His next few albums–1993’s Black Tie, White Noise, 1995’s Outside and 1997’s Earthling saw him diving deep into different varities of electronic dance music. The tours relied heavliy on new material, only sprinkling in a few older tunes. Trent Reznor of Nine Inch Nails remixed a few tracks (“The Heart’s Filthy Lesson” and “I’m Afraid of Americans”) and the two co-headlined a 1995 tour. They even sold Bowie/Nine Inch Nails t-shirts. Bowie was clearly looking to fit in with a younger and edgier audience.

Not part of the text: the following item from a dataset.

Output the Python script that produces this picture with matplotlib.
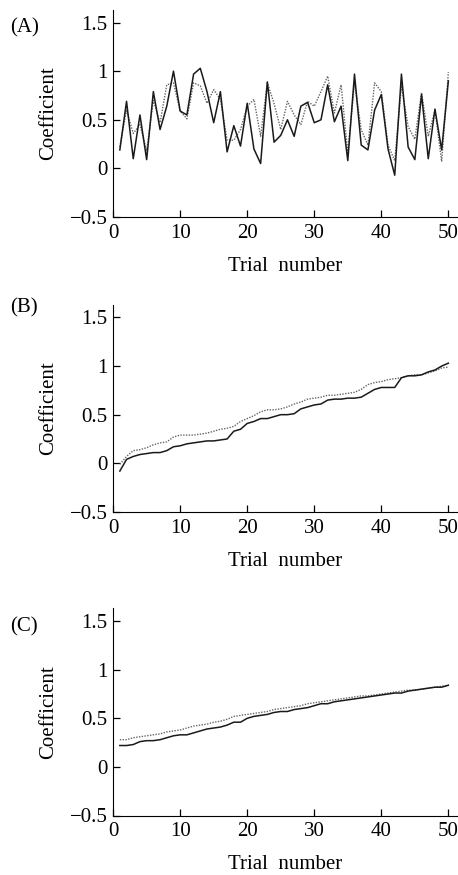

But when he started working on Hours…, he was in his fifties. By that point, Reeves Gabrels was Bowie’s guitarist, co-writer, co-producer and was his musical director. I spoke to Gabrels in 2017 about his time with Bowie, which ended with Hours…. Gabrels wanted to continue on the path of Earthling, but Bowie had different ideas.
“His circle of friends was more in his age group and they were listening to Luther Vandross and things like that… and I wasn’t,” he told me. “He actually made a comment to me at one point, ‘I want to make music for my generation.'”
But he was also looking for a bit of the mainstream pop success that he enjoyed in the ’80s. For the first single, “Thursday’s Child,” he was interested in having Tionne “T-Boz” Watkins and Rozonda “Chilli” Thomas from R&B superstar group TLC sing backing vocals. But Gabrels told Bowie that such an obvious play for mainstream recognition would not be a great idea. He told Bowie, “I stopped listening to you when you sang with Bing Crosby! I was so pissed off I didn’t buy your next two albums! Now we’ve acquired the audience that we wanted, and you’re gonna put TLC on the record, and they’re going to say, ‘F— him!'”
All those years later, he admitted, “‘Cool’–in quotes–is a very subjective thing. I was David’s friend, and his guitar player, musical director, co-producer, but I was also a fan. I felt like I was protecting his ‘thing.’ I wanted to make sure he stayed cool and stayed connected. He was a voracious chaser of new things. But not every new thing [should be chased].”
The “thing” that Bowie and Gabrels created in the ’90s was very edgy and hip. And while Gabrels was interested in staying there, he’d forgotten that he was no longer in Tin Machine. In a prior interview, he admitted that he sometimes forgot that he was no longer Bowie’s bandmate, but his guitar player. And Bowie was reckoning with mortality in a way that Gabrels wasn’t yet.
“Thursday’s Child” was the album’s first single (Gabrels’ friend Holly Palmer ultimately provided the backing vocals). Bowie’s last big song and video was the 1997’s Trent Renzor remix of “I’m Afraid of Americans.” The video co-starred Reznor as a deranged stalker following Bowie around downtown New York. The song got played on active rock and alternative radio, and positioned him as part of the zeitgeist a quarter century after his first hit, 1972’s “Changes.”
In the video for “Thursday’s Child,” he’s confronting something very different: himself. The entire video is David looking in the mirror in a bedroom, alongside a woman, as they prepare to go out; or maybe they just go back in and they’re calling it a night. He sees their younger counterparts in the reflection. The adult Bowie, as we know, looked impossibly handsome into his 50s, and the woman that he’s with (probably in her 40s) is beautiful. But he is transfixed by looking at their younger selves. He briefly kisses the younger woman, but then flashes back to reality. We don’t learn much about his relationship with the woman he’s with. There’s affection there, but not too much. Are they tired of each other, or just tired? I remember that when the video debuted in 1999, many of my friends and peers thought it was slow and even boring. I imagine that they might get a bit more out of it now.
I’d always felt that Bowie seemed superhuman, or just non-human; it’s an image he crafted and curated over decades. And I was somehow surprised that he was using a sink in the video. It seemed so… normal, for a guy who always avoided seeming like a “regular guy.” And maybe that’s what he was confronting: five decades into his life, he was no longer trying to be anything else. He was sitting with the idea of being a middle-aged man.
The rest of the album has its more rocking moments (notably “The Pretty Things Are Going To Hell”). But the real highlights are more introspective: “Survive” (in which he asks, “Who said ‘Time is on my side?'”) and “Seven.” I always gravitate to “Thursday’s Child.” Whenever I listen to the album, I repeat that track. The title doesn’t really mean anything; as he said during his VH1 Storytellers, it was the title of Eartha Kitt’s autobiography, a book he enjoyed when he was 14 (he noted, “This song is not actually about Eartha Kitt”). The song is likely not autobiographical (he told Uncut that it isn’t), but there’s definitely some truth in the video. Like most everyone else, David Bowie used a sink. And he was with us long enough to experience the effects of aging, something that everyone lucky enough to live into their 50s and beyond experiences. And that might have been the most daring part of Hours… Bowie dared to be relatable, maybe for the first time.